Já o MPF em São Paulo acusou o ex-presidente e sua filha Maristela pelo crime de lavagem de dinheiro. Para a força-tarefa da Lava-Jato no estado, a reforma da casa da filha do ex-presidente, no bairro de Alto de Pinheiros, foi paga por meio de propina desviada das obras da usina de Angra 3.

O caso que estava em apuração pelo MPF de São Paulo é o do inquérito dos portos, cuja investigação tenta comprovar se o ex-presidente favoreceu empresas do setor portuário por meio de um decreto.

O caso corria no Supremo Tribunal Federal (STF), mas foi enviado a São Paulo após Temer perder o foro privilegiado ao deixar a Presidência.

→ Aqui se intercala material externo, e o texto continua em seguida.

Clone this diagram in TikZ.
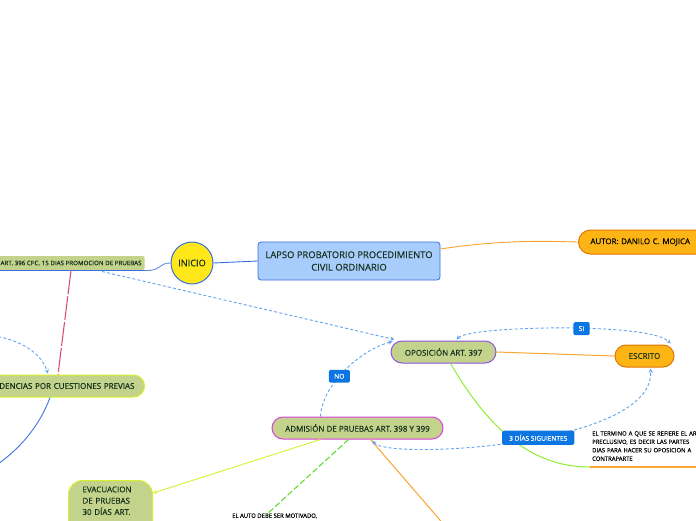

Na peça, são citados pelo menos três pagamentos em espécie por meio da Argeplan, cujos proprietários são o coronel Lima e sua esposa Maria Rita, para prestadores de serviço que atuaram nas obras da casa de Maristela.

As investigações descobriram compras realizadas em nome de Maria Rita; uso do e-mail da Argeplan em recibos de pagamentos de materiais e serviços para a obra; intermediações de compras e serviços pelo próprio Lima; e mensagens pelo WhatsApp entre Maristela e Maria Rita para tratar de pagamentos referentes à obra.

Outro lado

O advogado de Temer, Eduardo Carnelós, afirmou que a acusação é “descabida”. Ele apontou suposta incoerência dos órgãos acusadores pelo fato de a reforma da casa de sua filha ter sido apontada, em momentos diferentes, como fruto de lavagem de dinheiro de propina recebida por obras de Angra 3 ou pela edição do decreto dos portos.

“Temer agora é acusado pela suposta prática de lavagem, em razão de reforma na casa de uma filha. Curioso é que, nos autos do chamado inquérito dos Portos, dizia-se que o dinheiro utilizado na reforma teria sido fruto de pagamento feito por determinado delator, que nenhuma relação tem com a Eletronuclear (Angra 3). Aliás, esta nem mesmo foi mencionada durante a tramitação daquele inquérito”, escreveu o advogado.

“Quando surgiu a ‘operação Descontaminação’, porém, lá estava a história da lavagem por meio da reforma da casa, agora associada a pagamento que teria sido efetuado por delator contratado pela Eletronuclear. Apesar disso, nenhuma das denúncias oferecidas depois pelo MPF/RJ imputou esses fatos, que, agora, surgem na acusação formulada pelo MPF/SP. Por esta última versão, o dinheiro teria ligação com a Eletronuclear.

Michel Temer não recebeu nenhum tipo de vantagem indevida, seja originária de contratação da Eletronuclear, seja originária de qualquer outra operação envolvendo órgãos públicos”, completou o advogado em nota.

O advogado de Maristela Temer, Fernando Castelo Branco, disse que “não houve preocupação em se verificar a veracidade dos fatos” e que “a origem dos valores utilizados para a reforma de sua residência é lícita”. A defesa do coronel Lima e Maria Rita Fratezi informou ao “G1” que ainda não foi notificada.